Really? Then how account for the scores of receding, melting glaciers where NO people live? Images and videos not long ago made available in a PBS program, see:
http://video.pbs.org/video/1108763899
Even five minutes into this 'debate' Blackburn has tried to invoke the non sequitur that neither she nor Nye are "science experts" and there is still "disagreement" even amongst those in Obama's own WH. Seconds later she resorted to the "only tiny difference" shtick, saying we "have only gone from 0.032% to 0.040% CO2 concentration"- not realizing that even a 0.001 % increase in CO2 is critical, as Gunther Weller showed in his Arctic melting studies from the 1980s.
She's also again introduced the recycled idiocy that "there's no consensus" - mentioning losers and outliers like Richard Lindzen and Judith Curry - though here David Gregory did interrupt to correct her- pointing out that naming a couple skeptics doesn't equate to there being no consensus. For my takedowns of Lindzen and his rubbish, see:
http://brane-space.blogspot.com/2010/06/richard-lindzens-fantasies-1.html
and:
http://brane-space.blogspot.com/2010/06/richard-lindzens-fantasies-2.html
Realizing she was busted there, Blackburn plied the usual ploy of: " Well, let's assume everything Bill says is right.

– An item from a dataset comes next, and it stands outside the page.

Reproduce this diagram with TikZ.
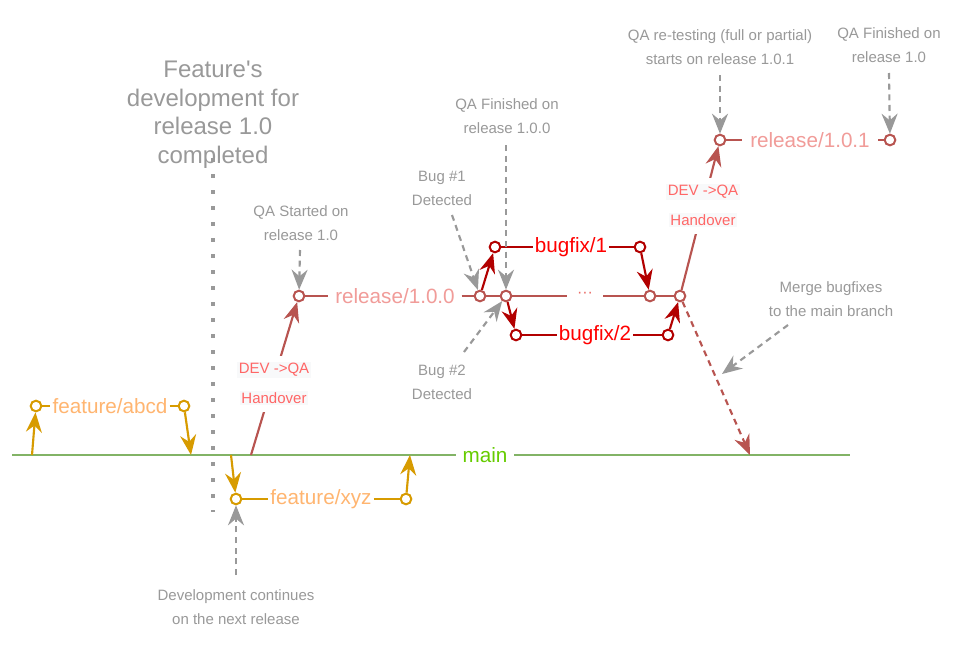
\documentclass[tikz,border=0pt]{standalone}
\usepackage{fontspec}
\setmainfont{Liberation Sans}[Ligatures=TeXOff]
\usetikzlibrary{arrows.meta}
\definecolor{grn}{HTML}{82B366}
\definecolor{maintxt}{HTML}{66CC00}
\definecolor{org}{HTML}{D79B00}
\definecolor{orgtxt}{HTML}{FFB570}
\definecolor{rel}{HTML}{B85450}
\definecolor{reltxt}{HTML}{F19C99}
\definecolor{dotc}{HTML}{EA6B66}
\definecolor{bug}{HTML}{B20000}
\definecolor{bugtxt}{HTML}{FF0000}
\definecolor{hand}{HTML}{FF6666}
\definecolor{handbg}{HTML}{F8F9FA}
\definecolor{gry}{HTML}{999999}
\newcommand{\hbg}[1]{{\setlength{\fboxsep}{1pt}\colorbox{handbg}{#1}}}
\tikzset{
  commit/.style={circle, draw, fill=white, line width=1.5pt, inner sep=0pt, minimum size=8pt},
  brlabel/.style={inner xsep=1.5pt, inner ysep=1pt, font=\fontsize{15.5}{18}\selectfont},
  annot/.style={text=gry, align=center, font=\fontsize{11.25}{18}\selectfont},
  handlbl/.style={text=hand, fill=white, inner xsep=1pt, inner ysep=0pt, minimum height=21pt, font=\fontsize{11.25}{14}\selectfont},
  solidarrow/.style={line width=1.6pt, -{Stealth[length=15pt,width=12pt,inset=5pt]}},
  grayarrow/.style={gry, line width=1.6pt, dash pattern=on 4.5pt off 3.5pt, -{Stealth[length=15pt,width=12pt,inset=5pt]}},
}
\begin{document}
\begin{tikzpicture}[x=0.75pt,y=-0.75pt]
\useasboundingbox[fill=white] (0,0) rectangle (972,646);

% headline text
\node[text=gry, align=center, font=\fontsize{18}{21.4}\selectfont] (feat) at (213,114.5) {Feature's\\development for\\release 1.0\\completed};

% main branch
\coordinate (mL) at (12,455);
\coordinate (mR) at (850,455);
\node[brlabel, text=maintxt, inner xsep=5pt] (mainlbl) at (485,455) {main};
\draw[grn, line width=1.6pt] (mL) -- (mainlbl) -- (mR);

% dotted divider
\coordinate (dT) at (213,158);
\coordinate (dB) at (213,512);
\draw[gry, line width=3pt, dash pattern=on 3pt off 9pt] (dT) -- (dB);

% feature/abcd
\node[commit, draw=org] (fa1) at (36,406) {};
\node[commit, draw=org] (fa2) at (184,406) {};
\node[brlabel, text=orgtxt] (falbl) at (110,406) {feature/abcd};
\draw[org, line width=1.6pt] (fa1) -- (falbl) -- (fa2);
\coordinate (ma1) at (32,455);
\coordinate (ma2) at (191,455);
\draw[org, solidarrow] (ma1) -- (fa1);
\draw[org, solidarrow] (fa2) -- (ma2);

% feature/xyz
\node[commit, draw=org] (fx1) at (236,499) {};
\node[commit, draw=org] (fx2) at (406,499) {};
\node[brlabel, text=orgtxt] (fxlbl) at (321,499) {feature/xyz};
\draw[org, line width=1.6pt] (fx1) -- (fxlbl) -- (fx2);
\coordinate (mx1) at (231,455);
\coordinate (mx2) at (410,455);
\draw[org, solidarrow] (mx1) -- (fx1);
\draw[org, solidarrow] (fx2) -- (mx2);

% release/1.0.0
\node[commit, draw=rel] (r1) at (299,296) {};
\node[commit, draw=rel] (r2) at (480,296) {};
\node[commit, draw=rel] (r3) at (506,296) {};
\node[commit, draw=rel] (r4) at (650,296) {};
\node[commit, draw=rel] (r5) at (680,296) {};
\node[brlabel, text=reltxt, inner xsep=5pt] (rlbl) at (395,296) {release/1.0.0};
\node[text=dotc, inner sep=0pt, minimum width=27pt, font=\fontsize{12}{14}\selectfont] (dots) at (585,296) {\raisebox{0.25ex}{···}};
\draw[rel, line width=1.6pt] (r1) -- (rlbl) -- (r2) -- (r3) -- (dots) -- (r4) -- (r5);

% bugfix/1
\node[commit, draw=bug] (b1a) at (495,247) {};
\node[commit, draw=bug] (b1b) at (640,247) {};
\node[brlabel, text=bugtxt] (b1lbl) at (571,247) {bugfix/1};
\draw[bug, line width=1.6pt] (b1a) -- (b1lbl) -- (b1b);
\draw[bug, solidarrow] (r2) -- (b1a);
\draw[bug, solidarrow] (b1b) -- (r4);

% bugfix/2
\node[commit, draw=bug] (b2a) at (516,335) {};
\node[commit, draw=bug] (b2b) at (668,335) {};
\node[brlabel, text=bugtxt] (b2lbl) at (595,335) {bugfix/2};
\draw[bug, line width=1.6pt] (b2a) -- (b2lbl) -- (b2b);
\draw[bug, solidarrow] (r3) -- (b2a);
\draw[bug, solidarrow] (b2b) -- (r5);

% release/1.0.1
\node[commit, draw=rel] (rr1) at (720,140) {};
\node[commit, draw=rel] (rr2) at (890,140) {};
\node[brlabel, text=reltxt, inner xsep=6pt] (rrlbl) at (810,140) {release/1.0.1};
\draw[rel, line width=1.6pt] (rr1) -- (rrlbl) -- (rr2);

% DEV -> QA handovers
\coordinate (mh1) at (251,455);
\draw[rel, solidarrow] (mh1) -- (r1);
\node[handlbl] (hA1) at (274,370) {\hbg{DEV ->QA}};
\node[handlbl] (hA2) at (274,398) {\hbg{Handover}};
\draw[rel, solidarrow] (r5) -- (rr1);
\node[handlbl] (hB1) at (703,192) {\hbg{DEV ->QA}};
\node[handlbl] (hB2) at (703,220) {\hbg{Handover}};

% merge to main
\coordinate (mm) at (750,455);
\draw[rel, line width=1.6pt, dash pattern=on 4.5pt off 3.5pt, -{Stealth[length=15pt,width=12pt,inset=5pt]}] (r5) -- (mm);

% annotations
\node[annot] (qas) at (301,223) {QA Started on\\release 1.0};
\node[annot] (qaf100) at (507,116) {QA Finished on\\release 1.0.0};
\node[annot] (bug1) at (442,188) {Bug \#1\\Detected};
\node[annot] (bug2) at (442,382) {Bug \#2\\Detected};
\node[annot] (qaret) at (720,47) {QA re-testing (full or partial)\\starts on release 1.0.1};
\node[annot] (qaf10) at (889,45) {QA Finished on\\release 1.0};
\node[annot] (merge) at (831,299) {Merge bugfixes\\to the main branch};
\node[annot] (devc) at (236,607) {Development continues\\on the next release};

\coordinate (qasA) at (300,250);
\coordinate (qafA) at (506,145);
\coordinate (b1A) at (452,215);
\coordinate (b2A) at (464,352);
\coordinate (qrA) at (720,75);
\coordinate (qfA) at (889,73);
\coordinate (mgA) at (788,325);
\coordinate (mgB) at (722,374);
\coordinate (dcA) at (236,575);
\draw[grayarrow] (qasA) -- (r1);
\draw[grayarrow] (qafA) -- (r3);
\draw[grayarrow] (b1A) -- (r2);
\draw[grayarrow] (b2A) -- (r3);
\draw[grayarrow] (qrA) -- (rr1);
\draw[grayarrow] (qfA) -- (rr2);
\draw[grayarrow] (mgA) -- (mgB);
\draw[grayarrow] (dcA) -- (fx1);
\end{tikzpicture}
\end{document}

Even director McCarthy from the EPA, in answering questions before our committee, said reaching all of the 26 U.S. goals is not going to have an impact globally"
Which is likely correct, given the U.S. is now outsourcing, exporting high polluting, cut-rate, climate damaging fuels to other nations! In other words, while we portray ourselves as the cleaner and cleaner nice guys, we are happy to foul up the rest of the planet as we embrace the error that "there's no fossil fuel we will leave in the ground" (See 'How the U.S. Exports Global Warming' in Rolling Stone, Feb. 13, p.32.)
As Nye's eyes rolled, she then added to that by averring "You don't make good policy based on unproven hypotheses".
Nye did present a solid comeback, holding up a photo image of the melting Arctic (though I'd have preferred to see short video clips from the PBS documentary - as shown at the link above). He also noted that Blackburn's mention of a "slight change" is ludicrous, since it's actually a 30 percent increase and in the last few decades.
At this point, the discussion again veers to policy, and how costly implementing climate change responses will be.
The turf is mainly beneficial to Blackburn - harping endlessly on "cost benefit analysis" - but on the science Nye enjoys the edge.
However, David Gregory has brought up the sad polling stat (again) that global warming - climate change is only 19th on the list of Americans' concerns. (It ought to be first, or roughly equivalent to the Earth facing a planet killer asteroid.)
Nye's response is fair enough but not as hard hitting as it could be. In the end, this 'debate' wasn't nearly a patch on the one with Ken Ham - because it wasn't a formal one with adequate time allotted and proper rules. However, it terms of the science and what needs to be done, Nye clearly got the better of Marsha Blackburn.